#### Raw records

*****

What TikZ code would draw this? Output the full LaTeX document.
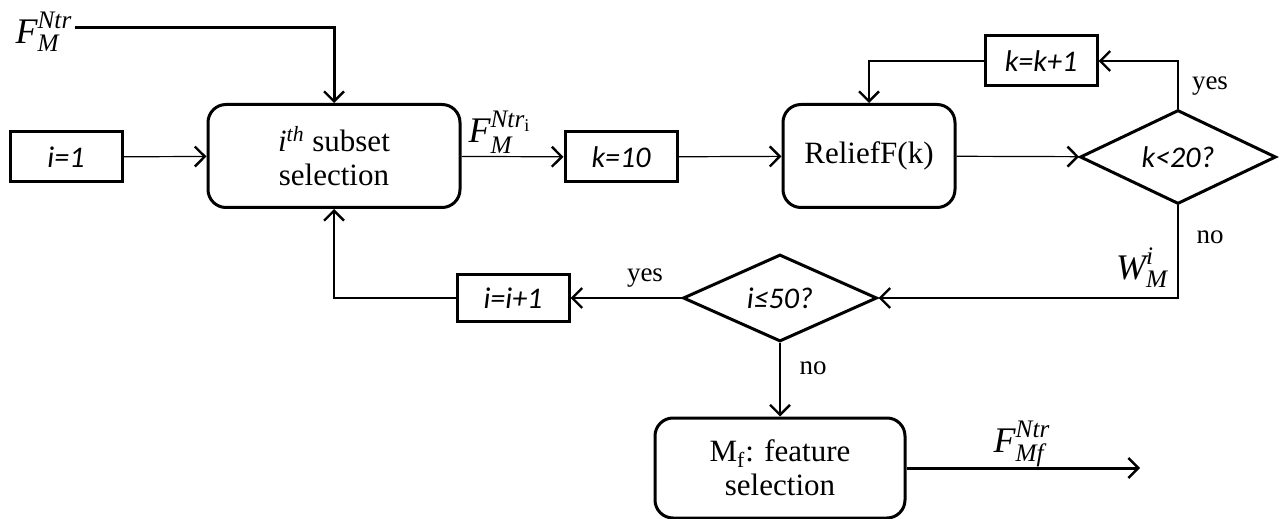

*****

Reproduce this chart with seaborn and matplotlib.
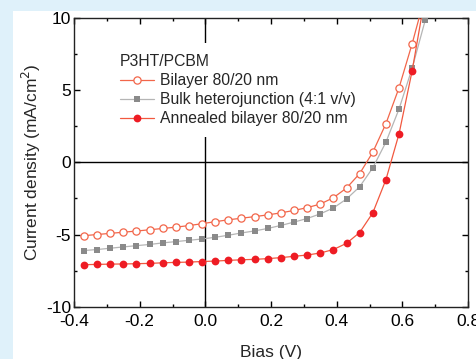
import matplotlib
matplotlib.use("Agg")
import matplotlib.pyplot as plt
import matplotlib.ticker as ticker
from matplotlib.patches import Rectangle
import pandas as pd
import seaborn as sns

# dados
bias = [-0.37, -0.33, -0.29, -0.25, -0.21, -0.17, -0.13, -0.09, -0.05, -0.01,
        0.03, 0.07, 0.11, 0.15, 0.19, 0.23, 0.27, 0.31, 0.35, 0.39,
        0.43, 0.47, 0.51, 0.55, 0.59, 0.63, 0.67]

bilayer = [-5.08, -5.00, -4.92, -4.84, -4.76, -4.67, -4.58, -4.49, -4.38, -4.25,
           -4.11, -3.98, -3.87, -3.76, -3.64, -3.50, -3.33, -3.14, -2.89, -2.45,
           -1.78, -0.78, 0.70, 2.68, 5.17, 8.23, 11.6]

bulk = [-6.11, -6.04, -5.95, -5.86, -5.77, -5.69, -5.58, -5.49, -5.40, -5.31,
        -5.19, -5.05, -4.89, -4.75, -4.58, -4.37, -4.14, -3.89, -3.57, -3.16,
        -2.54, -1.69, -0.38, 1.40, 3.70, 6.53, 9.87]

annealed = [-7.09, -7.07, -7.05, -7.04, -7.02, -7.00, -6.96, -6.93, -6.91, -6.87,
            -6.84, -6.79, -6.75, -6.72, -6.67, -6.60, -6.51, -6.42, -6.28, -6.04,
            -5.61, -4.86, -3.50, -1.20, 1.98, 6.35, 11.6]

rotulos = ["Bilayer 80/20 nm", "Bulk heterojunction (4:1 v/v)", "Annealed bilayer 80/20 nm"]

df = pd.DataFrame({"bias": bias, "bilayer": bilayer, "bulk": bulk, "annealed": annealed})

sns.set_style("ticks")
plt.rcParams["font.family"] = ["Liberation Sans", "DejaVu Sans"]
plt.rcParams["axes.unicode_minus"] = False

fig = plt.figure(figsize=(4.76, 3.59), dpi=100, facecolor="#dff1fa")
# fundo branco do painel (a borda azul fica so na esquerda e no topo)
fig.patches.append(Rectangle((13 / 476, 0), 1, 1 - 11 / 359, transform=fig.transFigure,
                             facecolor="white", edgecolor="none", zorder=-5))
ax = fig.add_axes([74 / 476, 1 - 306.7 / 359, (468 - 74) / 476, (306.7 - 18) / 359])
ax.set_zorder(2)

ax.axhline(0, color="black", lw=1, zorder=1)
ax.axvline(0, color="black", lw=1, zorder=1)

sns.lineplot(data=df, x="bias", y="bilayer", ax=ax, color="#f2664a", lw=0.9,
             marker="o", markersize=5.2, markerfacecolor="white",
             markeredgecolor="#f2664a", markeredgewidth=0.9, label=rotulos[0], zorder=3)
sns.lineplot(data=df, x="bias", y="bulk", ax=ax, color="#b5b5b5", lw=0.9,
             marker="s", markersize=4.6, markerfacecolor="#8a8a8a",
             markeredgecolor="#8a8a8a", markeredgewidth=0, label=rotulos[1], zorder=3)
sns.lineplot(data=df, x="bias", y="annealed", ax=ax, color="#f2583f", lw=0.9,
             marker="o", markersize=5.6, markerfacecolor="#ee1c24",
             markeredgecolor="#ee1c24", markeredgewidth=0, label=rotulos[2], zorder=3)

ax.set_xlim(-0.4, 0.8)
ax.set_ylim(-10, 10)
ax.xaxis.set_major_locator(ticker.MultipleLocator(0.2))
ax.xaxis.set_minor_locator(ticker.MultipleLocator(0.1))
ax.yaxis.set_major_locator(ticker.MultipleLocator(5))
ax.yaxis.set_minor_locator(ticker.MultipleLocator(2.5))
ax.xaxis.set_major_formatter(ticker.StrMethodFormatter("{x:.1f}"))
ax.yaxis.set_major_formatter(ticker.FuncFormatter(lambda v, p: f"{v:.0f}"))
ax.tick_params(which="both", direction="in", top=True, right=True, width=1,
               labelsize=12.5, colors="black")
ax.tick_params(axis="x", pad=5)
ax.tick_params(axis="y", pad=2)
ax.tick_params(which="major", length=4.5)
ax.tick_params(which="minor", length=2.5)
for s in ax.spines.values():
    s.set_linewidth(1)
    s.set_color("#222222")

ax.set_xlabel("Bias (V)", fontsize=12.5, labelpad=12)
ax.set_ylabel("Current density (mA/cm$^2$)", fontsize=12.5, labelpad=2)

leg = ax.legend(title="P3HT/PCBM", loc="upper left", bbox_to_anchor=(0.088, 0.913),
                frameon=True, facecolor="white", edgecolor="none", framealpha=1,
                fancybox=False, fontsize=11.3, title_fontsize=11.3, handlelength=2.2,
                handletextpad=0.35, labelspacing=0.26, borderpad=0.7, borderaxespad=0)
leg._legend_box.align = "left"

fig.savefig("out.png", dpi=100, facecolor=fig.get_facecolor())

*****

#### Task goal
Show, from the material above, each line that includes the string "matplotlib".

#### Solution to this task
Reproduce this chart with seaborn and matplotlib.
import matplotlib
matplotlib.use("Agg")
import matplotlib.pyplot as plt
import matplotlib.ticker as ticker
from matplotlib.patches import Rectangle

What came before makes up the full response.